McLaughlin: Speaking as a human-factor psychologist, I think this sounds very analogous to problems that we tend to face with product warnings. You plaster enough warnings on something and they all get ignored. So if we really did have a point system for absolutely everything, I think that it might be self-regulating and that we don’t want everything to have that point system.? But there are certain times when it would be really nice to have a game framework. I know when I go to the gym, I often have to come up with a game to get myself through all the things that I need to do.
To make something into a game, you have to have a goal. You have to create the game. It’s more than just measurement. But we see that in so many good behaviors, like the fuel consumption games that are now built into the displays on some new cars. The better you drive, the more leaves appear on your tree [in the display in the Honda Insight hybrid]. I know we keep talking about blurring the lines between gaming and reality, but I think it does that, and when it’s for a good cause it’s great.
As video games have become more pervasive, marketers have shown increasing interest in them.
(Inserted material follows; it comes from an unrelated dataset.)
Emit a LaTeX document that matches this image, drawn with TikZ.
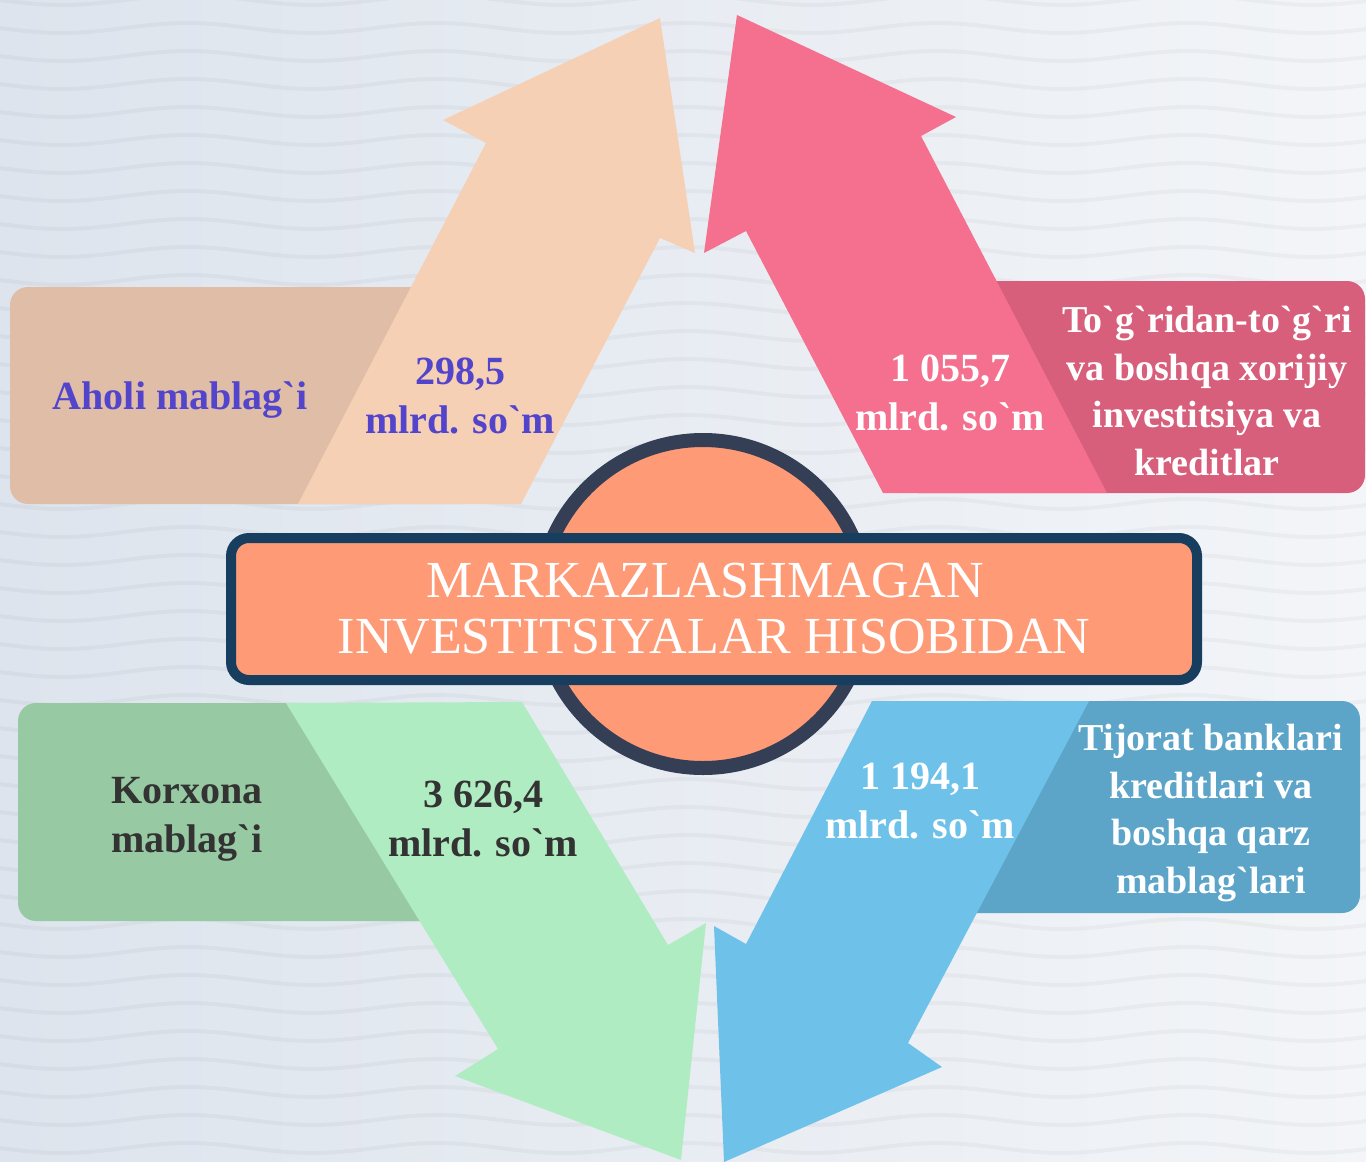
\documentclass[tikz,border=0pt]{standalone}
\usepackage{fontspec}
\setmainfont{Liberation Serif}
\definecolor{bgL}{RGB}{221,228,237}
\definecolor{bgR}{RGB}{243,245,248}
\definecolor{peachA}{RGB}{246,208,181}
\definecolor{peachB}{RGB}{224,189,167}
\definecolor{pinkA}{RGB}{244,112,142}
\definecolor{pinkB}{RGB}{215,95,123}
\definecolor{greenA}{RGB}{176,236,194}
\definecolor{greenB}{RGB}{151,201,163}
\definecolor{blueA}{RGB}{110,194,234}
\definecolor{blueB}{RGB}{92,165,200}
\definecolor{coral}{RGB}{255,154,118}
\definecolor{ringc}{RGB}{52,63,86}
\definecolor{rectc}{RGB}{23,62,95}
\definecolor{violet}{RGB}{83,68,204}
\definecolor{darktx}{RGB}{51,51,51}
\newcommand{\qg}{\textasciigrave{}}
\begin{document}
\begin{tikzpicture}[x=1pt,y=-1pt,
  wave/.style={line width=4pt,black,opacity=0.03},
  box/.style={rounded corners=18pt},
  lbl/.style={font=\fontsize{40}{49}\selectfont\bfseries,align=center,inner sep=0pt,anchor=base},
  lblfour/.style={font=\fontsize{38}{47.5}\selectfont\bfseries,align=center,inner sep=0pt,anchor=base},
  titlebox/.style={draw=rectc,fill=coral,line width=10pt,rounded corners=18pt,minimum width=966pt,minimum height=142pt,inner sep=0pt},
  ringnode/.style={circle,draw=ringc,fill=coral,line width=14pt,minimum size=328pt,inner sep=0pt}]
\useasboundingbox (0,0) rectangle (1366,1162);
\shade[left color=bgL,right color=bgR] (0,0) rectangle (1366,1162);
\begin{scope}
\clip (0,0) rectangle (1366,1162);
\foreach \k in {-1,...,42}
  \draw[wave] plot[domain=-10:1380,samples=70,smooth] (\x,{\k*28+5*sin(1.44*\x)});
\end{scope}
% side boxes
\fill[peachB,box] (10,287) rectangle (480,504);
\fill[pinkB,box] (900,281) rectangle (1365,493);
\fill[greenB,box] (18,703) rectangle (450,921);
\fill[blueB,box] (900,701) rectangle (1360,913);
% arrows
\fill[peachA] (298,504) -- (486,143) -- (443,120) -- (660,18) -- (695,253) -- (660,238) -- (521,504) -- cycle;
\fill[pinkA] (883,493) -- (746,231) -- (704,253) -- (737,15) -- (956,117) -- (921,136) -- (1107,493) -- cycle;
\fill[greenA] (286,703) -- (522,702) -- (668,945) -- (706,923) -- (681,1160) -- (455,1076) -- (498,1049) -- cycle;
\fill[blueA] (872,701) -- (1089,701) -- (908,1043) -- (942,1067) -- (724,1162) -- (714,926) -- (746,944) -- cycle;
% centre
\node[ringnode] (ring) at (703,604) {};
\node[titlebox,text=white,font=\fontsize{52}{56}\selectfont,align=center] (title) at (714,609) {\hspace*{-18pt}MARKAZLASHMAGAN\\INVESTITSIYALAR HISOBIDAN};
% labels
\node[lbl,text=violet] (aholi) at (180,409) {Aholi mablag\qg i};
\node[lbl,text=violet] (v1) at (460,433) {298,5\\mlrd. so\qg m};
\node[lbl,text=white] (v2) at (950,430) {1 055,7\\mlrd. so\qg m};
\node[lblfour,text=white] (tog) at (1207,475) {To\qg g\qg ridan-to\qg g\qg ri\\va boshqa xorijiy\\investitsiya va\\kreditlar};
\node[lbl,text=darktx,align=left,anchor=base west] (korx) at (111,852) {Korxona\\mablag\qg i};
\node[lbl,text=darktx] (v3) at (483,856) {3 626,4\\mlrd. so\qg m};
\node[lbl,text=white] (v4) at (920,838) {1 194,1\\mlrd. so\qg m};
\node[lblfour,text=white] (tij) at (1211,893) {Tijorat banklari\\kreditlari va\\boshqa qarz\\mablag\qg lari};
\end{tikzpicture}
\end{document}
What effect does that have on gaming?
Bower: One of the interesting things about gaming-based marketing is that to get kids to use it and to participate in it, you actually have to make a game around the product. And that means the product has to withstand scrutiny. Let me give you an example. McDonald’s has approached us a number of times about being in Whyville. Of course I’m very hesitant to do that. But I don’t have to worry about it because I tell them OK, we’ll just put your stuff in our nutrition game and then the kids get to do Super Size Me all by themselves. And that’s the end of the conversation.
[Audience member] What unique social and moral responsibilities do you have as gamemakers? And as games become bigger and more pervasive, how do those duties change?
McLaughlin: I think one responsibility we have is not to leave people out. I was just doing a lot of reading on accessibility in virtual worlds for people with different impairments, and there is very little. So there are populations that are being excluded. If we’re going to offer this opportunity for socialization, it should be accessible for everyone.
[Audience member] A question for Ms. Bradshaw. I’m an ex-military member, and one of the things I suffer from is PTSD. Many military members suffer from PTSD. You and Mr. Bower are both working on games that aid mental stability, mental capacity. Is there a way for games to be used to help soldiers integrate back into normal society?
Bradshaw: There’s a company called Virtually Better that has been around maybe 10 years, that builds virtual reality software for treating post-traumatic stress disorder. They specifically built software for Vietnam vets, but I think they probably have been developing some newer software for more modern veterans.
Skip Rizzo, a neuroscientist at the University of Southern California, is working on treating PTSD with virtual reality. It’s a great use of video games, obviously, if we can get it to work.
Barnes: Yes. And related to that, we have a project called Astrojumper. We’re building a game to help autistic children get more exercise. Exercise has been shown to improve social interaction for autistic children because it helps reduce their social tics—physical tics—and improve their eye-hand coordination. So we’re making a virtual reality game where the players wear a tracker and they avoid 3-D planets that are coming at them by dodging, and they can get extra points by sort of punching targets and things. We’re excited about that.